Bob Shrum, Carmen H. and Louis Warschaw Chair in Practical Politics and professor of the practice of political science, has himself crafted some of these messages in the past. A veteran political strategist who has worked on eight presidential campaigns, Shrum is often credited for popularizing a tactic that has since become a staple of political rhetoric. In leading the composition of Sen. Ted Kennedy’s famous 1980 concession speech, “The Dream Shall Never Die,” Shrum incorporated stories of everyday Americans whom Kennedy met along the campaign trail. For example, Kennedy mentions a grandmother who no longer has a phone to call her grandchildren because she gave it up to afford rent.

“It’s so much more powerful than saying the unemployment rate is this or that percent,” says Shrum, director of the USC Dornsife Center for the Political Future.

Unfortunately, just as political messages can drive action or build coalitions, they can also be used to misinform and divide. Fake news has become so prevalent in the political arena that one could understand why even the most reputable, mainstream sources have their skeptics.
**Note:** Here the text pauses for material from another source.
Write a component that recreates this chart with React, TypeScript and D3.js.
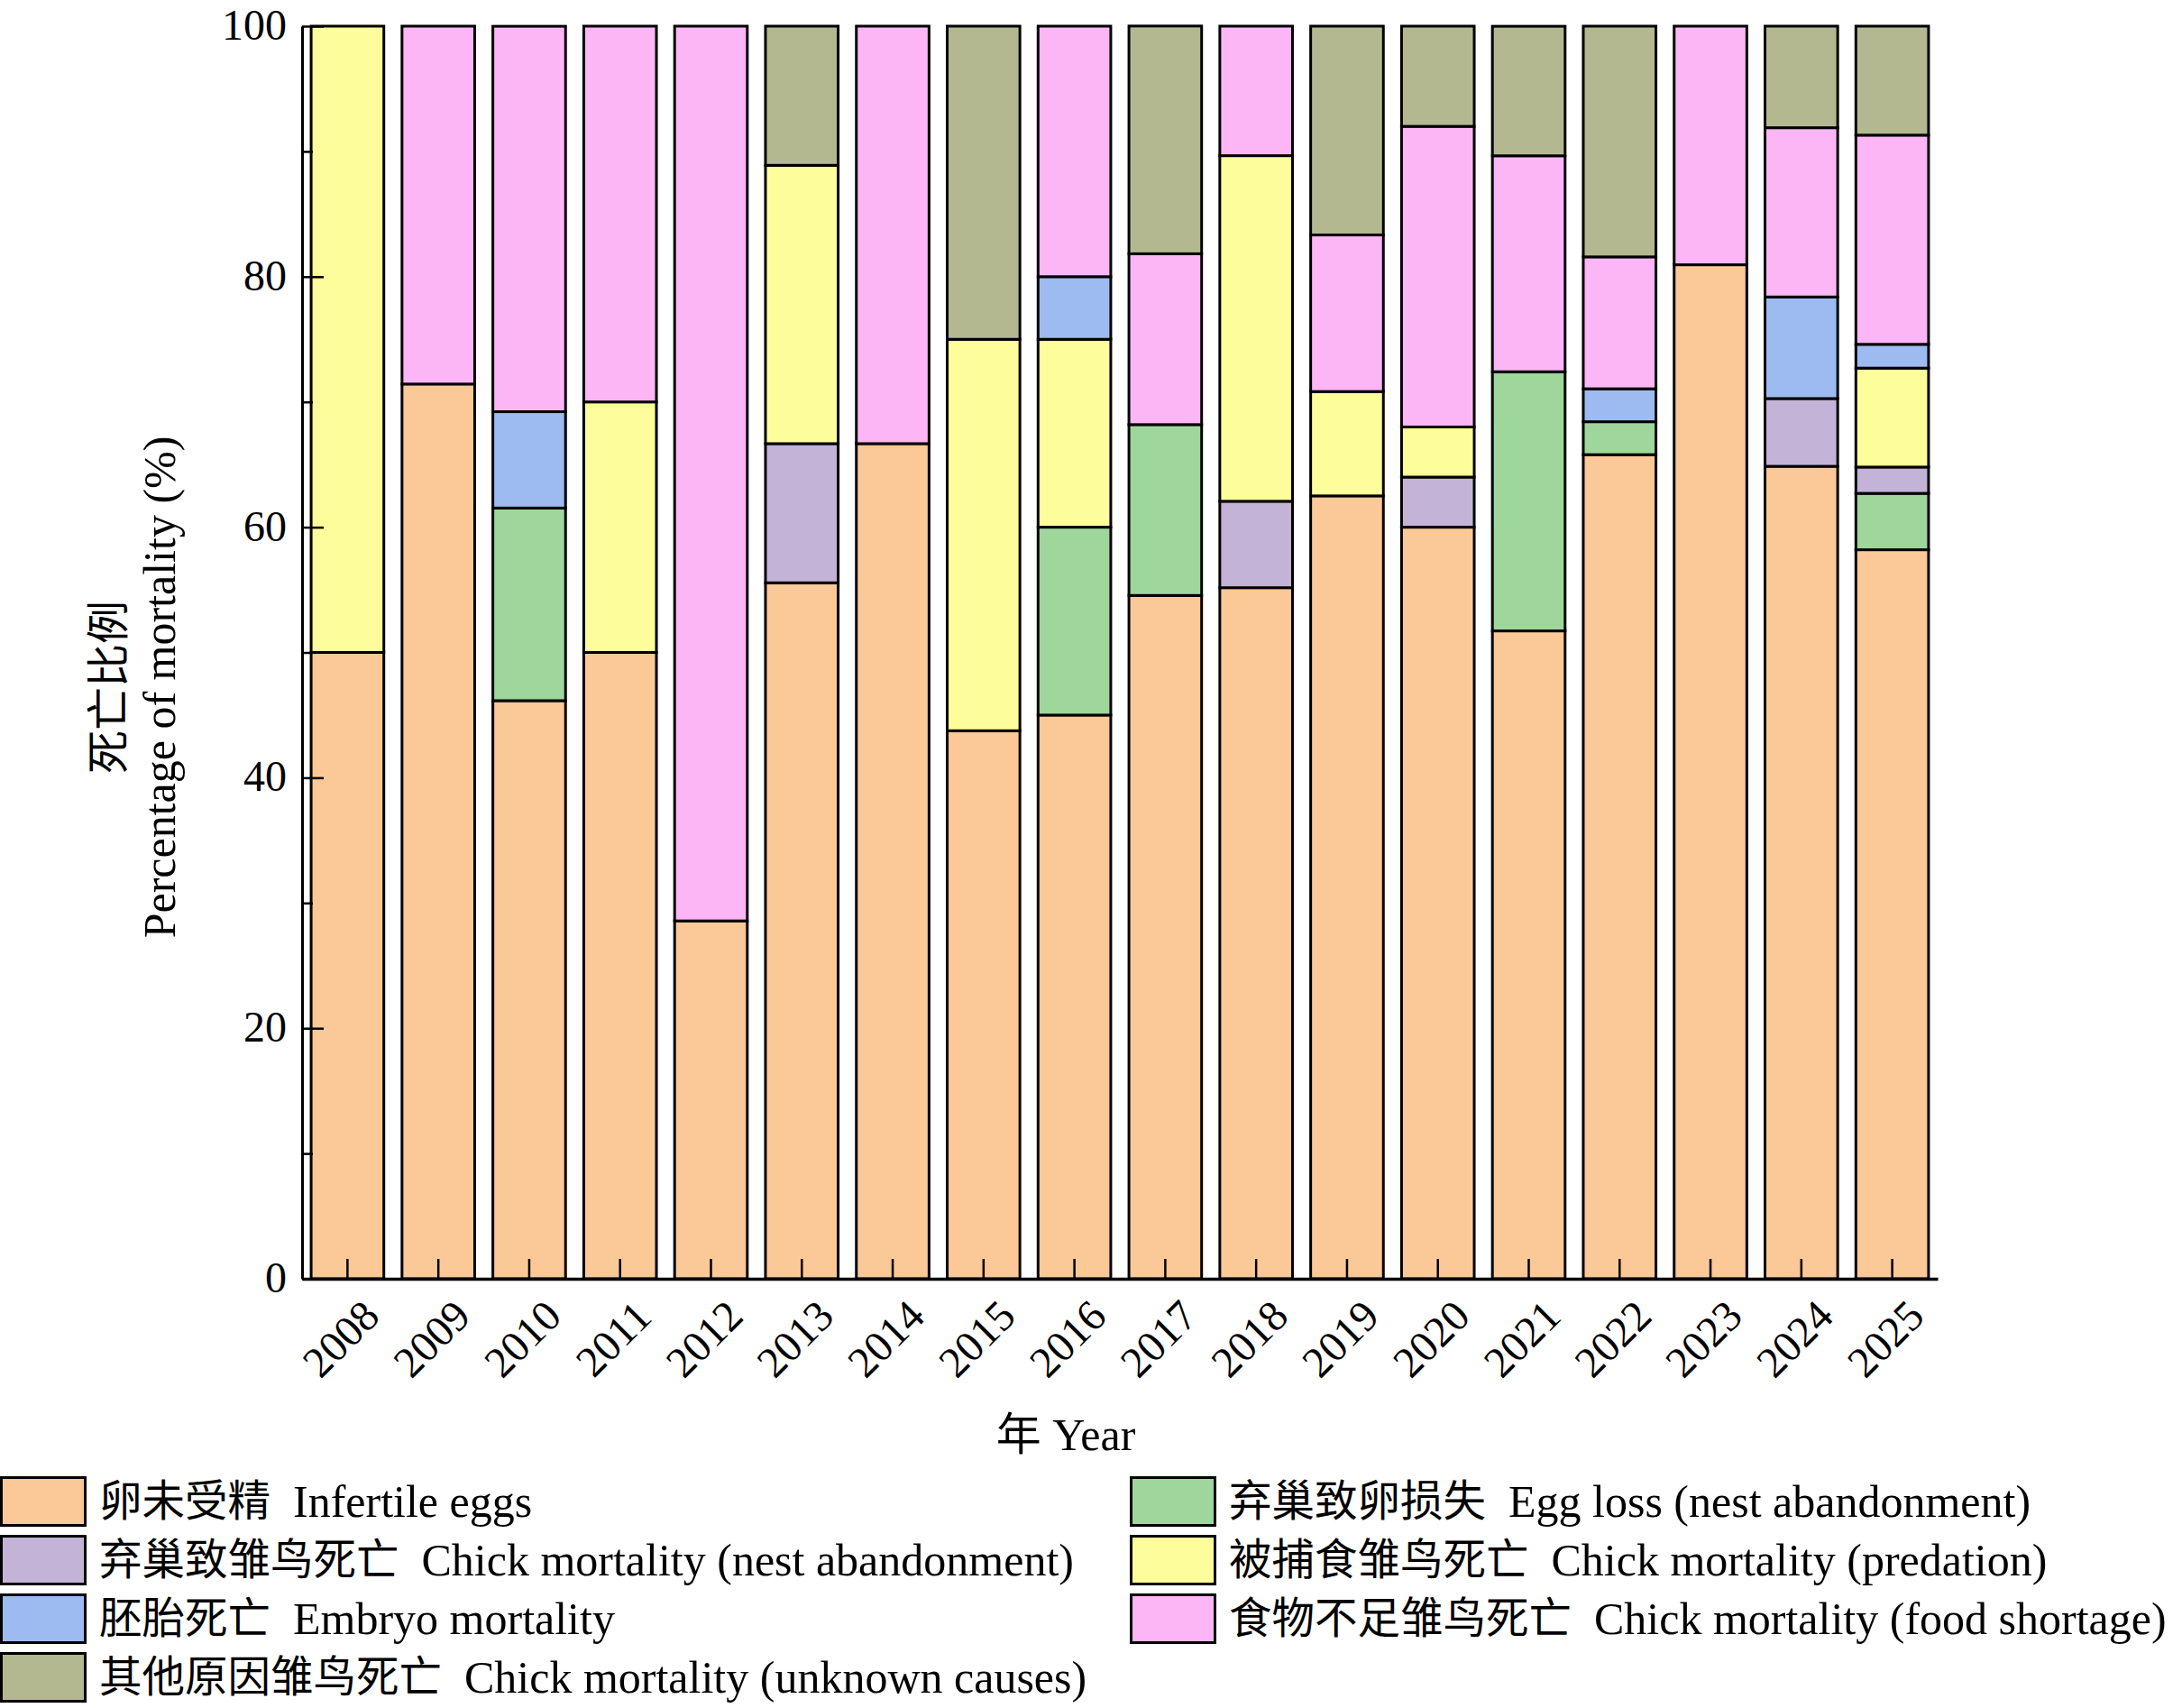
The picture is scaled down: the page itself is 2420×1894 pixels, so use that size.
import React, { useEffect, useRef } from 'react';
import * as d3 from 'd3';

// years on the x axis
const years: string[] = [
  '2008', '2009', '2010', '2011', '2012', '2013', '2014', '2015', '2016',
  '2017', '2018', '2019', '2020', '2021', '2022', '2023', '2024', '2025',
];

// percentages per cause, stacked bottom -> top
const infertile = [50, 71.43, 46.15, 50, 28.57, 55.56, 66.67, 43.75, 45, 54.55, 55.17, 62.5, 60, 51.72, 65.79, 80.95, 64.86, 58.2];
const eggLoss = [0, 0, 15.38, 0, 0, 0, 0, 0, 15, 13.64, 0, 0, 0, 20.69, 2.63, 0, 0, 4.5];
const chickAbandon = [0, 0, 0, 0, 0, 11.11, 0, 0, 0, 0, 6.9, 0, 4, 0, 0, 0, 5.41, 2.1];
const predation = [50, 0, 0, 20, 0, 22.22, 0, 31.25, 15, 0, 27.59, 8.33, 4, 0, 0, 0, 0, 7.9];
const embryo = [0, 0, 7.69, 0, 0, 0, 0, 0, 5, 0, 0, 0, 0, 0, 2.63, 0, 8.11, 1.9];
const foodShortage = [0, 28.57, 30.77, 30, 71.43, 0, 33.33, 0, 20, 13.64, 10.34, 12.5, 24, 17.24, 10.53, 19.05, 13.51, 16.7];
const unknownCauses = [0, 0, 0, 0, 0, 11.11, 0, 25, 0, 18.18, 0, 16.67, 8, 10.34, 18.42, 0, 8.11, 8.7];

const seriesKeys = ['infertile', 'eggLoss', 'chickAbandon', 'predation', 'embryo', 'foodShortage', 'unknownCauses'];
const seriesValues: number[][] = [infertile, eggLoss, chickAbandon, predation, embryo, foodShortage, unknownCauses];
const seriesLabelsZh: string[] = ['卵未受精', '弃巢致卵损失', '弃巢致雏鸟死亡', '被捕食雏鸟死亡', '胚胎死亡', '食物不足雏鸟死亡', '其他原因雏鸟死亡'];
const seriesLabelsEn: string[] = [
  'Infertile eggs',
  'Egg loss (nest abandonment)',
  'Chick mortality (nest abandonment)',
  'Chick mortality (predation)',
  'Embryo mortality',
  'Chick mortality (food shortage)',
  'Chick mortality (unknown causes)',
];
const colors: string[] = ['#FBC898', '#9ED69C', '#C3B3D6', '#FEFD9C', '#9DBBF0', '#FCB6F6', '#B3B891'];

// legend: first column, then second column
const legendCols: string[][] = [
  ['infertile', 'chickAbandon', 'embryo', 'unknownCauses'],
  ['eggLoss', 'predation', 'foodShortage'],
];

const majorTicks = [0, 20, 40, 60, 80, 100];
const minorTicks = [10, 30, 50, 70, 90];

const FONT = '"Liberation Serif", "Times New Roman", "Noto Sans CJK SC", serif';

const App: React.FC = () => {
  const svgRef = useRef<SVGSVGElement | null>(null);

  useEffect(() => {
    if (!svgRef.current) return;

    const width = 2420;
    const height = 1894;
    const left = 335;
    const right = 2149;
    const top = 29;
    const bottom = 1418;

    const root = d3.select(svgRef.current);
    root.selectAll('*').remove();
    root.attr('width', width).attr('height', height);

    const table = years.map((yr, i) => {
      const row: Record<string, any> = { year: yr };
      seriesKeys.forEach((k, j) => (row[k] = seriesValues[j][i]));
      return row;
    });

    const stack = d3.stack<any>().keys(seriesKeys);
    const layers = stack(table);

    const x = d3.scaleBand<string>().domain(years).range([left, right]).paddingInner(0.2).paddingOuter(0.1);
    const y = d3.scaleLinear().domain([0, 100]).range([bottom, top]);
    const color = d3.scaleOrdinal<string, string>().domain(seriesKeys).range(colors);

    // bars
    root
      .append('g')
      .selectAll('g')
      .data(layers)
      .enter()
      .append('g')
      .attr('fill', (d) => color(d.key))
      .selectAll('rect')
      .data((d) => d.filter((s) => s[1] - s[0] > 0))
      .enter()
      .append('rect')
      .attr('x', (d) => x(d.data.year) as number)
      .attr('width', x.bandwidth())
      .attr('y', (d) => y(d[1]))
      .attr('height', (d) => y(d[0]) - y(d[1]))
      .attr('stroke', '#000')
      .attr('stroke-width', 3);

    // y axis, ticks pointing inward
    const yAxis = root
      .append('g')
      .attr('transform', `translate(${left},0)`)
      .call(d3.axisLeft(y).tickValues(majorTicks).tickSize(-24).tickSizeOuter(0).tickPadding(17));
    root
      .append('g')
      .attr('transform', `translate(${left},0)`)
      .call(d3.axisLeft(y).tickValues(minorTicks).tickSize(-12).tickSizeOuter(0).tickFormat(() => ''))
      .call((g) => g.select('.domain').remove());

    // x axis
    const xAxis = root
      .append('g')
      .attr('transform', `translate(0,${bottom})`)
      .call(d3.axisBottom(x).tickSize(-22).tickSizeOuter(0));

    [yAxis, xAxis].forEach((g) => g.attr('font-family', FONT).attr('font-size', 48));
    root.selectAll('.tick line').attr('stroke', '#000').attr('stroke-width', 2.5);
    yAxis.select('.domain').attr('stroke', '#000').attr('stroke-width', 3);
    xAxis.select('.domain').attr('stroke', '#000').attr('stroke-width', 3.5);
    yAxis.selectAll('text').attr('fill', '#000').attr('dy', '0.3em');
    xAxis
      .selectAll('text')
      .attr('fill', '#000')
      .attr('x', null)
      .attr('y', null)
      .attr('dy', null)
      .attr('text-anchor', 'middle')
      .attr('transform', 'translate(4,78) rotate(-45)');

    // axis titles
    const yTitle = root
      .append('text')
      .attr('transform', 'translate(0,762) rotate(-90)')
      .attr('text-anchor', 'middle')
      .attr('font-family', FONT)
      .attr('font-size', 50);
    yTitle.append('tspan').attr('x', 0).attr('y', 137).attr('font-size', 48).text('死亡比例');
    yTitle.append('tspan').attr('x', 0).attr('y', 194).text('Percentage of mortality (%)');

    root
      .append('text')
      .attr('x', 1182)
      .attr('y', 1608)
      .attr('text-anchor', 'middle')
      .attr('font-family', FONT)
      .attr('font-size', 50)
      .style('white-space', 'pre')
      .text('年 Year');

    // legend
    const colX = [0, 1253];
    const rowY = 1637;
    const rowStep = 65;
    const legend = root.append('g');
    legendCols.forEach((keys, c) => {
      keys.forEach((k, r) => {
        const idx = seriesKeys.indexOf(k);
        const g = legend.append('g').attr('transform', `translate(${colX[c]},${rowY + r * rowStep})`);
        g.append('rect')
          .attr('x', 1.5)
          .attr('y', 1.5)
          .attr('width', 93)
          .attr('height', 53)
          .attr('fill', color(k))
          .attr('stroke', '#000')
          .attr('stroke-width', 3);
        const t = g
          .append('text')
          .attr('x', 110)
          .attr('y', 28)
          .attr('dominant-baseline', 'central')
          .attr('font-family', FONT)
          .attr('font-size', 50)
          .style('white-space', 'pre');
        t.append('tspan').attr('font-size', 47.5).text(seriesLabelsZh[idx]);
        t.append('tspan').text('  ' + seriesLabelsEn[idx]);
      });
    });
  }, []);

  return (
    <svg
      ref={svgRef}
      style={{ position: 'absolute', left: 0, top: 0, background: '#fff' }}
    ></svg>
  );
};

export default App;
In fact, a 2016 study from BuzzFeed News found that top fake election news stories generated more total engagement on Facebook than top election stories from 19 major news outlets combined.

Fake news is so memorable because it tends to be sensationalist, purposely designed to arouse fear and spread like wildfire.

Criticizing someone for buying into fake news is like criticizing them for popping bubble wrap. They simply can’t help it. Schwarz says that the metacognitive experience has a huge place in fake news, since the process of analyzing why it shouldn’t be trusted could actually make you trust it more.

“If someone gives you one reason against your thinking, that’s easy to consider, and it helps you correct your belief,” he says. “But when someone gives you many reasons, you’re more likely to be convinced that your initial judgment was correct — because if you were clearly wrong, it shouldn’t be so hard to understand why.”

Four stars out of five

While fake news has plenty of historical precedent, it has proliferated exponentially in the digital age. Democratized communication of every kind, made possible by the internet and social media, has had a profound impact on the ways that brands and politicians fight to stay memorable.

“In the past, it was a ‘push’ message,” says brand consultant Francesca Romana Puggelli, a lecturer in the Master of Science in Applied Psychology program at USC Dornsife. “Now with new media, we have a ‘pull’ strategy.”

Brands no longer enjoy exclusive access to the media outlets that control — or push — what customers see or hear about products. Instead, they promote a conversation, one that pulls an audience to affiliate with a community of like-minded buyers. Before the digital era, we would only get firsthand accounts of a shop or restaurant through friends and family who had already been there.

Now, we can consider experiences and reviews from strangers all over the world. A bad rating or comment from a customer can have a strong emotional impact, as we’re more easily affected by the “worst-case scenario” than the expected experience. It gives the consumer tremendous influence; and brands know this has flipped the power dynamic.

Moreover, since we aren’t interrupted as often by push marketing, we get to choose what kind of messages we engage with. “We get bored now if the advertisement isn’t personally relevant,” says Puggelli. Marketers still have to tell a story, use emotion and be human. But they also have to be more strategic and targeted, she says.

And there’s the irony. It wasn’t long ago when brands would essentially scream through a megaphone in the middle of the street, “Remember me!” Now, as we have become more involved in the creation of message — as we assume a greater degree of power — we, the consumers, are the ones imploring marketers and politicians to remember us.